**WHAT IS ASKED**
Skip any picture you find and retype all the remaining lines exactly.

**SUPPLIED DATA**

◆ ◆ ◆ ◆ ◆

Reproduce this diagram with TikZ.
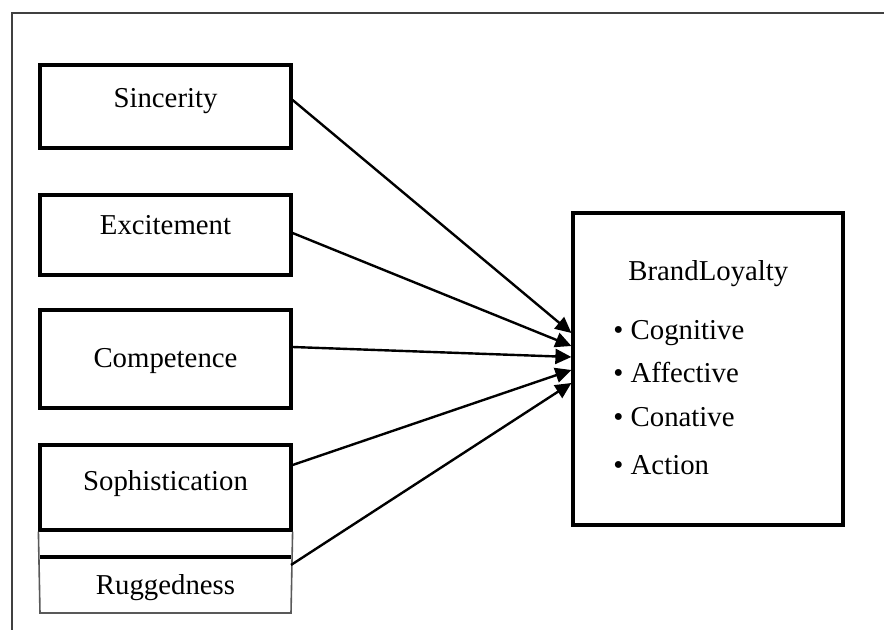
\documentclass[tikz,border=0pt]{standalone}
\usepackage{fontspec}
\setmainfont{Liberation Serif}
\usetikzlibrary{arrows.meta}

\tikzset{
  boxline/.style={line width=1.6pt, black},
  thinline/.style={line width=.8pt, black!65},
  factor/.style={draw, boxline, minimum width=125.5pt, inner sep=0pt},
  txt/.style={anchor=base, font=\fontsize{14.4}{17}\selectfont, inner sep=0pt},
  arr/.style={line width=1.2pt, -{Triangle[length=8pt,width=7.5pt]}}
}

\begin{document}
\begin{tikzpicture}[x=.5pt, y=-.5pt]
      \useasboundingbox (0,0) rectangle (884,630);
      \draw[thinline, black!75] (12,630) -- (12,13) -- (884,13);
      % factor boxes
      \node (sinc) at (165.5,106.5) [factor, minimum height=41.5pt] {};
      \draw (165.5,108) node[txt] {Sincerity};
      \node (exc) at (165.5,235) [factor, minimum height=40pt] {};
      \draw (165.5,235) node[txt] {Excitement};
      \node (comp) at (165.5,359) [factor, minimum height=49pt] {};
      \draw (165.5,368) node[txt] {Competence};
      \node (soph) at (165.5,487.5) [factor, minimum height=42.5pt] {};
      \draw (165.5,491) node[txt] {Sophistication};
      \node (rugg) at (165.5,585) [minimum width=125.5pt, minimum height=28pt, inner sep=0pt, outer sep=0pt] {};
      \draw (165.5,595) node[txt] {Ruggedness};
      \draw[thinline] (soph.south west) -- (rugg.south west) -- (rugg.south east) -- (soph.south east);
      \draw[boxline] (rugg.north west) -- (rugg.north east);
      % outcome box
      \node (loyal) at (708,369) [draw, boxline, minimum width=135pt, minimum height=156pt] {};
      \draw (628,281) node[txt, anchor=base west] {BrandLoyalty};
      \draw (613,340) node[txt, anchor=base west] {\textbullet\ Cognitive};
      \draw (613,383) node[txt, anchor=base west] {\textbullet\ Affective};
      \draw (613,427) node[txt, anchor=base west] {\textbullet\ Conative};
      \draw (613,475) node[txt, anchor=base west] {\textbullet\ Action};
      % paths
      \draw[arr] ([yshift=3.25pt]sinc.east) -- ([yshift=18pt]loyal.west);
      \draw[arr] ([yshift=1pt]exc.east) -- ([yshift=11.5pt]loyal.west);
      \draw[arr] ([yshift=6pt]comp.east) -- ([yshift=6pt]loyal.west);
      \draw[arr] ([yshift=11.25pt]soph.east) -- ([yshift=-.5pt]loyal.west);
      \draw[arr] ([yshift=10pt]rugg.east) -- ([yshift=-7pt]loyal.west);
    \end{tikzpicture}
\end{document}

◆ ◆ ◆ ◆ ◆

**ANSWER TO THIS PROBLEM**
Reproduce this diagram with TikZ.
\documentclass[tikz,border=0pt]{standalone}
\usepackage{fontspec}
\setmainfont{Liberation Serif}
\usetikzlibrary{arrows.meta}

\tikzset{
  boxline/.style={line width=1.6pt, black},
  thinline/.style={line width=.8pt, black!65},
  factor/.style={draw, boxline, minimum width=125.5pt, inner sep=0pt},
  txt/.style={anchor=base, font=\fontsize{14.4}{17}\selectfont, inner sep=0pt},
  arr/.style={line width=1.2pt, -{Triangle[length=8pt,width=7.5pt]}}
}

\begin{document}
\begin{tikzpicture}[x=.5pt, y=-.5pt]
      \useasboundingbox (0,0) rectangle (884,630);
      \draw[thinline, black!75] (12,630) -- (12,13) -- (884,13);
      % factor boxes
      \node (sinc) at (165.5,106.5) [factor, minimum height=41.5pt] {};
      \draw (165.5,108) node[txt] {Sincerity};
      \node (exc) at (165.5,235) [factor, minimum height=40pt] {};
      \draw (165.5,235) node[txt] {Excitement};
      \node (comp) at (165.5,359) [factor, minimum height=49pt] {};
      \draw (165.5,368) node[txt] {Competence};
      \node (soph) at (165.5,487.5) [factor, minimum height=42.5pt] {};
      \draw (165.5,491) node[txt] {Sophistication};
      \node (rugg) at (165.5,585) [minimum width=125.5pt, minimum height=28pt, inner sep=0pt, outer sep=0pt] {};
      \draw (165.5,595) node[txt] {Ruggedness};
      \draw[thinline] (soph.south west) -- (rugg.south west) -- (rugg.south east) -- (soph.south east);
      \draw[boxline] (rugg.north west) -- (rugg.north east);
      % outcome box
      \node (loyal) at (708,369) [draw, boxline, minimum width=135pt, minimum height=156pt] {};
      \draw (628,281) node[txt, anchor=base west] {BrandLoyalty};
      \draw (613,340) node[txt, anchor=base west] {\textbullet\ Cognitive};
      \draw (613,383) node[txt, anchor=base west] {\textbullet\ Affective};
      \draw (613,427) node[txt, anchor=base west] {\textbullet\ Conative};
      \draw (613,475) node[txt, anchor=base west] {\textbullet\ Action};
      % paths
      \draw[arr] ([yshift=3.25pt]sinc.east) -- ([yshift=18pt]loyal.west);
      \draw[arr] ([yshift=1pt]exc.east) -- ([yshift=11.5pt]loyal.west);
      \draw[arr] ([yshift=6pt]comp.east) -- ([yshift=6pt]loyal.west);
      \draw[arr] ([yshift=11.25pt]soph.east) -- ([yshift=-.5pt]loyal.west);
      \draw[arr] ([yshift=10pt]rugg.east) -- ([yshift=-7pt]loyal.west);
    \end{tikzpicture}
\end{document}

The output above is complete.